Problem description: Please quote the material exactly, every line of it.

Available data:

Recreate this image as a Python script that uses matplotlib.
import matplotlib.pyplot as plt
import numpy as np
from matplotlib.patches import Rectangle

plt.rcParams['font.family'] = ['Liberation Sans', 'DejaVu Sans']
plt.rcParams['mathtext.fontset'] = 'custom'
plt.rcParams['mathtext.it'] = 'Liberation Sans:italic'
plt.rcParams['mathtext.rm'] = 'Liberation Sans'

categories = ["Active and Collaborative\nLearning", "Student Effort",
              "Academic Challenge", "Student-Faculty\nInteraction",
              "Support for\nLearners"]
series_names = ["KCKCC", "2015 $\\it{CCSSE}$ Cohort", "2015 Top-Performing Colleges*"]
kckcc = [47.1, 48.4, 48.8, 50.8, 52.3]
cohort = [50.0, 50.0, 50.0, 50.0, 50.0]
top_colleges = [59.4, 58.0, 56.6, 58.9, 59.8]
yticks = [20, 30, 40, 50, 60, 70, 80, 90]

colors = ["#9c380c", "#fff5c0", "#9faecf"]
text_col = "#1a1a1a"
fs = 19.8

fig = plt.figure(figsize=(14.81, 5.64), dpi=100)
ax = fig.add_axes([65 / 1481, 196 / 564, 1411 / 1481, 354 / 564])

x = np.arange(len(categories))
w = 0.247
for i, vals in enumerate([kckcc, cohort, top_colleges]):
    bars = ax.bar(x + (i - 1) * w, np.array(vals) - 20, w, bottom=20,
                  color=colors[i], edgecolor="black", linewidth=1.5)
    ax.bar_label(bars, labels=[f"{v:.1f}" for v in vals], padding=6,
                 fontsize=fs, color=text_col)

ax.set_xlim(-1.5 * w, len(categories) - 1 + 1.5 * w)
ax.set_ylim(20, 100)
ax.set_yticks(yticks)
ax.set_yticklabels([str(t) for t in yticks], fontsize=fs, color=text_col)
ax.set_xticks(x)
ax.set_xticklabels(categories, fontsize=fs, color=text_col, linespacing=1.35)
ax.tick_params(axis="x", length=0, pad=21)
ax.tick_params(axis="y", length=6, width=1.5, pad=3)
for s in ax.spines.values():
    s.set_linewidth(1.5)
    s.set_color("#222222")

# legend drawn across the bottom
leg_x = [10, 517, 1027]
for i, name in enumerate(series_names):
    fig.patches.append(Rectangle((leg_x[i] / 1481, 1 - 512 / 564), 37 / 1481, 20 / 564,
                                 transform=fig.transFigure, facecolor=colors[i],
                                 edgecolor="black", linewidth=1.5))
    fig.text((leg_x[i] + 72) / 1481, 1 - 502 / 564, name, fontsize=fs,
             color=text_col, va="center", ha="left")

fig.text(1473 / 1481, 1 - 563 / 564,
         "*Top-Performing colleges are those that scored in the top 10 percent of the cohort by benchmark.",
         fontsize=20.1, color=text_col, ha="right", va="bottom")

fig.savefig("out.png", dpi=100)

The answer:
Recreate this image as a Python script that uses matplotlib.
import matplotlib.pyplot as plt
import numpy as np
from matplotlib.patches import Rectangle

plt.rcParams['font.family'] = ['Liberation Sans', 'DejaVu Sans']
plt.rcParams['mathtext.fontset'] = 'custom'
plt.rcParams['mathtext.it'] = 'Liberation Sans:italic'
plt.rcParams['mathtext.rm'] = 'Liberation Sans'

categories = ["Active and Collaborative\nLearning", "Student Effort",
              "Academic Challenge", "Student-Faculty\nInteraction",
              "Support for\nLearners"]
series_names = ["KCKCC", "2015 $\\it{CCSSE}$ Cohort", "2015 Top-Performing Colleges*"]
kckcc = [47.1, 48.4, 48.8, 50.8, 52.3]
cohort = [50.0, 50.0, 50.0, 50.0, 50.0]
top_colleges = [59.4, 58.0, 56.6, 58.9, 59.8]
yticks = [20, 30, 40, 50, 60, 70, 80, 90]

colors = ["#9c380c", "#fff5c0", "#9faecf"]
text_col = "#1a1a1a"
fs = 19.8

fig = plt.figure(figsize=(14.81, 5.64), dpi=100)
ax = fig.add_axes([65 / 1481, 196 / 564, 1411 / 1481, 354 / 564])

x = np.arange(len(categories))
w = 0.247
for i, vals in enumerate([kckcc, cohort, top_colleges]):
    bars = ax.bar(x + (i - 1) * w, np.array(vals) - 20, w, bottom=20,
                  color=colors[i], edgecolor="black", linewidth=1.5)
    ax.bar_label(bars, labels=[f"{v:.1f}" for v in vals], padding=6,
                 fontsize=fs, color=text_col)

ax.set_xlim(-1.5 * w, len(categories) - 1 + 1.5 * w)
ax.set_ylim(20, 100)
ax.set_yticks(yticks)
ax.set_yticklabels([str(t) for t in yticks], fontsize=fs, color=text_col)
ax.set_xticks(x)
ax.set_xticklabels(categories, fontsize=fs, color=text_col, linespacing=1.35)
ax.tick_params(axis="x", length=0, pad=21)
ax.tick_params(axis="y", length=6, width=1.5, pad=3)
for s in ax.spines.values():
    s.set_linewidth(1.5)
    s.set_color("#222222")

# legend drawn across the bottom
leg_x = [10, 517, 1027]
for i, name in enumerate(series_names):
    fig.patches.append(Rectangle((leg_x[i] / 1481, 1 - 512 / 564), 37 / 1481, 20 / 564,
                                 transform=fig.transFigure, facecolor=colors[i],
                                 edgecolor="black", linewidth=1.5))
    fig.text((leg_x[i] + 72) / 1481, 1 - 502 / 564, name, fontsize=fs,
             color=text_col, va="center", ha="left")

fig.text(1473 / 1481, 1 - 563 / 564,
         "*Top-Performing colleges are those that scored in the top 10 percent of the cohort by benchmark.",
         fontsize=20.1, color=text_col, ha="right", va="bottom")

fig.savefig("out.png", dpi=100)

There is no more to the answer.